**Material for this exercise**

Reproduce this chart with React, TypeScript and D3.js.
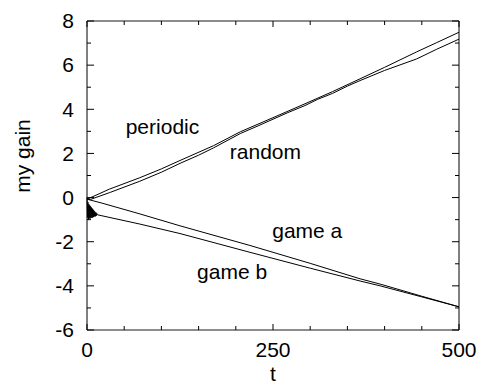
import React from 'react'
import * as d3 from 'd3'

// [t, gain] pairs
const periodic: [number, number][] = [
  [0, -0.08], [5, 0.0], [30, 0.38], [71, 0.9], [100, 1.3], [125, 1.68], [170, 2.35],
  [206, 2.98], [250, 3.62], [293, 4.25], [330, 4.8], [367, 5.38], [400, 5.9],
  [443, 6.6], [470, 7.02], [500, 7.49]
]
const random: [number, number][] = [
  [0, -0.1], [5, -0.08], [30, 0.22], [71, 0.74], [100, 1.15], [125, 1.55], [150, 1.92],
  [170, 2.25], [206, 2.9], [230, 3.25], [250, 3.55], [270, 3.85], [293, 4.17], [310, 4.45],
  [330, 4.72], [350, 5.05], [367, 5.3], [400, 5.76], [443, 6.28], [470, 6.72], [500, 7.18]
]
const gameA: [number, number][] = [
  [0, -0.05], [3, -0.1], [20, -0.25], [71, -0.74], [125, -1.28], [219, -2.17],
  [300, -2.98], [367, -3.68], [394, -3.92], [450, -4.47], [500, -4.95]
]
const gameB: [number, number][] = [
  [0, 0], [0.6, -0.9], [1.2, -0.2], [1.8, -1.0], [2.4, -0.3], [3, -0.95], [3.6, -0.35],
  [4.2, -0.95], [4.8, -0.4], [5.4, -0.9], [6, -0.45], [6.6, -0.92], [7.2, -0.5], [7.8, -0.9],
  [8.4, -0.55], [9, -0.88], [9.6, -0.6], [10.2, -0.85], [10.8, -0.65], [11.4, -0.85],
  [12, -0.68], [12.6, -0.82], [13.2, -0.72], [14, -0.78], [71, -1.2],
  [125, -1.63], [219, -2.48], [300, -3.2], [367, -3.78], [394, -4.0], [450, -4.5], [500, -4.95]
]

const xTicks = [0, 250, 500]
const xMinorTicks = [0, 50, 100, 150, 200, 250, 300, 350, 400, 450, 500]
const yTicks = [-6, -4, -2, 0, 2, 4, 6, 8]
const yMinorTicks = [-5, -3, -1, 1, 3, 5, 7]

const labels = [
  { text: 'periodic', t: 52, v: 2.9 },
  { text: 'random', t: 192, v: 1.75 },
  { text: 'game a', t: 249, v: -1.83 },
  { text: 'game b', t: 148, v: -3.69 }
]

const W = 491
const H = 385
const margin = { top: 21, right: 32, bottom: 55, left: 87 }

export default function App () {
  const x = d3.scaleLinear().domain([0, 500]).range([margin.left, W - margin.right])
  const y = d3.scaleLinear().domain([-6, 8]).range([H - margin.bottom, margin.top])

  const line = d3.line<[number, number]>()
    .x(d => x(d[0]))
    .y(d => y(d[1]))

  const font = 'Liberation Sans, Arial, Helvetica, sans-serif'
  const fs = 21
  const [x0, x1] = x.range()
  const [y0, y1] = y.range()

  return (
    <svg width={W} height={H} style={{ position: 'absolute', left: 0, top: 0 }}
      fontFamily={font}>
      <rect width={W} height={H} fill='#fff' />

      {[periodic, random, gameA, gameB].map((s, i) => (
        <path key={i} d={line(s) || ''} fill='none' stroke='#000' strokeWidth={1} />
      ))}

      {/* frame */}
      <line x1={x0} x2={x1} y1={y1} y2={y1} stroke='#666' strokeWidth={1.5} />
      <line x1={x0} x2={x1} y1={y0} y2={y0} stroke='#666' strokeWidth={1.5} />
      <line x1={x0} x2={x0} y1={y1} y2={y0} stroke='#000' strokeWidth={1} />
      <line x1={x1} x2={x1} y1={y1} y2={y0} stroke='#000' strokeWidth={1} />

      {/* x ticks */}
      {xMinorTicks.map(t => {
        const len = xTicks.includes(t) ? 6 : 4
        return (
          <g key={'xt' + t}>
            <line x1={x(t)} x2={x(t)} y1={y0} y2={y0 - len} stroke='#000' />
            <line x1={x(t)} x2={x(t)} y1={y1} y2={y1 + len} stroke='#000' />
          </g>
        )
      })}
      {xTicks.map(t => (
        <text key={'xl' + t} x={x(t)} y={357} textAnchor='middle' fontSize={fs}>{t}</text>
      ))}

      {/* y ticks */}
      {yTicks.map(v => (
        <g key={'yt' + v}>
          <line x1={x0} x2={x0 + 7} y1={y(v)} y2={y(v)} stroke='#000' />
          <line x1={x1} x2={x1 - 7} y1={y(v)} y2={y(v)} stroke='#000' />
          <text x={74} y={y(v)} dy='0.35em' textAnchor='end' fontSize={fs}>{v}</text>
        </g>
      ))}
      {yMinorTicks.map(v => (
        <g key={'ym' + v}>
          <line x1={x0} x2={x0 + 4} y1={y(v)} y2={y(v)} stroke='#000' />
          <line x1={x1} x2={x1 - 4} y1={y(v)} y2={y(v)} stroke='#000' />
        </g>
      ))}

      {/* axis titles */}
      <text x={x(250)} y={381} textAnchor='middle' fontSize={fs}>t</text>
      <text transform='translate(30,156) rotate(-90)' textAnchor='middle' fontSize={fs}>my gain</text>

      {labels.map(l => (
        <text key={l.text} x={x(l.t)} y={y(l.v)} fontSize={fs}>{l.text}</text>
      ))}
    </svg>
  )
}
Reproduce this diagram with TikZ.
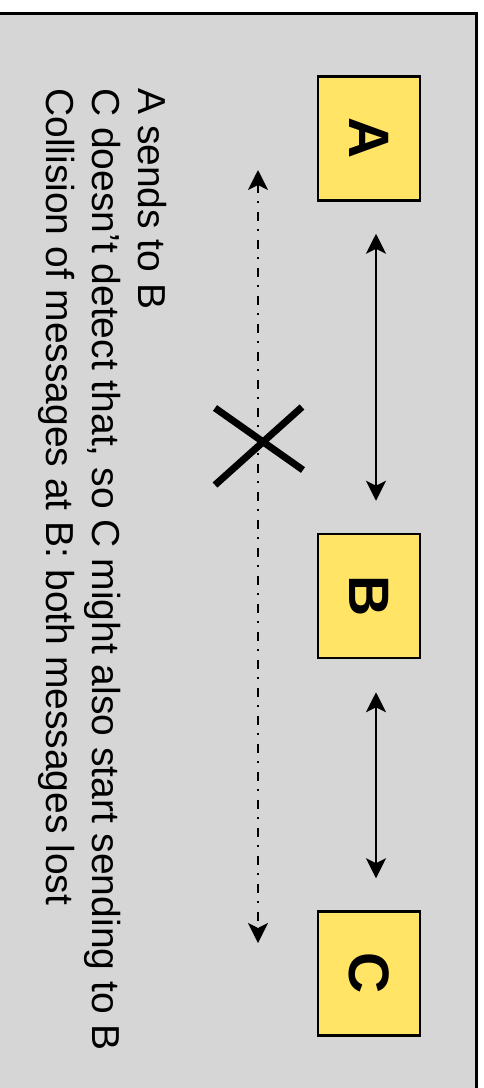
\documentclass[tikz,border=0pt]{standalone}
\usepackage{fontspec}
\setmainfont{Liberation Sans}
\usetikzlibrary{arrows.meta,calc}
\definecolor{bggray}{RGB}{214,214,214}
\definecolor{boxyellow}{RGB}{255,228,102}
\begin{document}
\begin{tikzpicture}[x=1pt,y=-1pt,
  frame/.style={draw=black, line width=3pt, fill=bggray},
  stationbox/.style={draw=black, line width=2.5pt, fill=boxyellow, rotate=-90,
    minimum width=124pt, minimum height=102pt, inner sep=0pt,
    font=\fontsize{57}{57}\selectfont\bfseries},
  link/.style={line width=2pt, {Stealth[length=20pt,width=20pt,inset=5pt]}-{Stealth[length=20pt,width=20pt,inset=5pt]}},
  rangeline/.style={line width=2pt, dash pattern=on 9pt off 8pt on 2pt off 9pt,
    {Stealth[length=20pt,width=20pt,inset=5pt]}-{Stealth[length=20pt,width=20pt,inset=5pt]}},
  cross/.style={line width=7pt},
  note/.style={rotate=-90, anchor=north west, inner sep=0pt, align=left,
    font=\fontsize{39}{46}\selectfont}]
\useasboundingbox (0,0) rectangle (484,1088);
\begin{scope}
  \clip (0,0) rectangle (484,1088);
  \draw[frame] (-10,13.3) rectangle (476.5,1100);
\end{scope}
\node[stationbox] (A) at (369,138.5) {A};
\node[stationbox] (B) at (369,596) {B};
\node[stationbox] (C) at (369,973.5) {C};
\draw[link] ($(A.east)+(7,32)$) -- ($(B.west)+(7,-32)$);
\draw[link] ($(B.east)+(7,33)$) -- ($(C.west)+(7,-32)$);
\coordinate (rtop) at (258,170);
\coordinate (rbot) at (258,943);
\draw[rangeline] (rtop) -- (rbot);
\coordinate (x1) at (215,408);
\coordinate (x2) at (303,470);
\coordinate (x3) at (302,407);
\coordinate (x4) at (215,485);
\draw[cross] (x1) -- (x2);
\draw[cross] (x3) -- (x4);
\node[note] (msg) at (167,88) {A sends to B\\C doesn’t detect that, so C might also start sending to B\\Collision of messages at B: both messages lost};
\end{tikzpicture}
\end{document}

--

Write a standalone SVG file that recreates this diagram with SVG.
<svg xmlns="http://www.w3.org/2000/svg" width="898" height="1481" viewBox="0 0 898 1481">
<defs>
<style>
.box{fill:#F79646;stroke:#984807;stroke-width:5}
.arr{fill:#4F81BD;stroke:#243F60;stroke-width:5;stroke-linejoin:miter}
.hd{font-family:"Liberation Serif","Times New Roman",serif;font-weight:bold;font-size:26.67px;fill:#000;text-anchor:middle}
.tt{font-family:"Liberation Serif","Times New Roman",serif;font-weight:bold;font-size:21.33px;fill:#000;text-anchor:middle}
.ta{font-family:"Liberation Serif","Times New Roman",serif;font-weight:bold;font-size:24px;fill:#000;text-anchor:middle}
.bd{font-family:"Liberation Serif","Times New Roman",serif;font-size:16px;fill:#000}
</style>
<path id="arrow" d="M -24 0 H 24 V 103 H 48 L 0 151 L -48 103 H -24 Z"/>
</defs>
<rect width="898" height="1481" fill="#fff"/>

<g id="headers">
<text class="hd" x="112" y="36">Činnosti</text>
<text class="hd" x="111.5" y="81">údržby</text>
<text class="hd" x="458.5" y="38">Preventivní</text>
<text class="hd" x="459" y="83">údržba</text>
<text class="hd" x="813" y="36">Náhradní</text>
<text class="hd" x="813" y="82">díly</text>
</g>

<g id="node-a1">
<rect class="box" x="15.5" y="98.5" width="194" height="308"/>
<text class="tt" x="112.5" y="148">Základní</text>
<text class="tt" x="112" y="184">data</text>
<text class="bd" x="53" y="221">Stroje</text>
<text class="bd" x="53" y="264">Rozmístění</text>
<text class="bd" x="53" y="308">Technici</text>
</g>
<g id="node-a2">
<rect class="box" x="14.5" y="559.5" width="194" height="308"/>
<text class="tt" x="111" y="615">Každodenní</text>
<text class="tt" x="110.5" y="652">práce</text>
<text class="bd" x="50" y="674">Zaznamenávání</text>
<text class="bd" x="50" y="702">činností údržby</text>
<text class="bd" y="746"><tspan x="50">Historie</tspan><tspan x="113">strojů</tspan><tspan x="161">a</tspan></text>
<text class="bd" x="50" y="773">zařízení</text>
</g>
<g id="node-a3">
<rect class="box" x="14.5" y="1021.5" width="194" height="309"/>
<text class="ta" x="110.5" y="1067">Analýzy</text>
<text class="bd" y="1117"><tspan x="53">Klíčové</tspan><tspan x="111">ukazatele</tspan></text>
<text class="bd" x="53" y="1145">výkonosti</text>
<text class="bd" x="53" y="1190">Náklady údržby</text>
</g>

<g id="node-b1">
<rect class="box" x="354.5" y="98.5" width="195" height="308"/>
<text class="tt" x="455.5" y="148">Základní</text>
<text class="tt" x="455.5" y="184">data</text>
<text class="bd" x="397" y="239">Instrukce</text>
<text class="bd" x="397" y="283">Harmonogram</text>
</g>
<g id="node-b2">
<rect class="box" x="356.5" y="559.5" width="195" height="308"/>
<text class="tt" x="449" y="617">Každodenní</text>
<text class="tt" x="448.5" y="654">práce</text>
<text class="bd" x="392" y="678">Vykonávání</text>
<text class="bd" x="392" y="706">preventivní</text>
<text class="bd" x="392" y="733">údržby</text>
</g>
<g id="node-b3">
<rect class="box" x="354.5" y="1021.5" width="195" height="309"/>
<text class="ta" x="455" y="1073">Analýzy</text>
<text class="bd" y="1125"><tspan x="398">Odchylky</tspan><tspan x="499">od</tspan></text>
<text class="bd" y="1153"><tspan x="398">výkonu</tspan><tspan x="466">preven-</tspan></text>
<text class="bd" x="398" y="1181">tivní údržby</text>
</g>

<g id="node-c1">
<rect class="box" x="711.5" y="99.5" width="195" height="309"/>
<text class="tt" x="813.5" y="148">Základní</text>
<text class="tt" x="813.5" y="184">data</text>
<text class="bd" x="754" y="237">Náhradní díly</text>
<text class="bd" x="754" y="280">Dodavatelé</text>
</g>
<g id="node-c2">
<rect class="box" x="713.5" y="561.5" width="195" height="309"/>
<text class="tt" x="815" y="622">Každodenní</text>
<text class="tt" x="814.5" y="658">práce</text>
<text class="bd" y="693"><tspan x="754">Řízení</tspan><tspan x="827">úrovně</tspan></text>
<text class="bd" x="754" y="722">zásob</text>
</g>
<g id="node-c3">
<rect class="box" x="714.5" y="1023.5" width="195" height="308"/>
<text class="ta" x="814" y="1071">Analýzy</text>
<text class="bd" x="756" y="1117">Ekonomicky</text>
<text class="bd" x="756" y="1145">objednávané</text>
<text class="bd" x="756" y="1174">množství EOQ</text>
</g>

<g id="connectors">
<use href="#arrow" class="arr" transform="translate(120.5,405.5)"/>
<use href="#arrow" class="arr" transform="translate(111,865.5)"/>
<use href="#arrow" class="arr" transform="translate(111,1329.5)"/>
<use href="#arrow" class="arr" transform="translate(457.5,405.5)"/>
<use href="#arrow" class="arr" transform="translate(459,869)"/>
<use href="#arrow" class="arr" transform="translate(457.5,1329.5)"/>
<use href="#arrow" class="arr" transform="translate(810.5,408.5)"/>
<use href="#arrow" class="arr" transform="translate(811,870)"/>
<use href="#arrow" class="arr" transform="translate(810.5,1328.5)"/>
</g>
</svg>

**Set exercise**
Starting at the line containing "Reproduce this chart" and stopping after the line containing "import * as d3 from 'd3'", give the lines again exactly and leave out every image.

**Task solution**
Reproduce this chart with React, TypeScript and D3.js.
import React from 'react'
import * as d3 from 'd3'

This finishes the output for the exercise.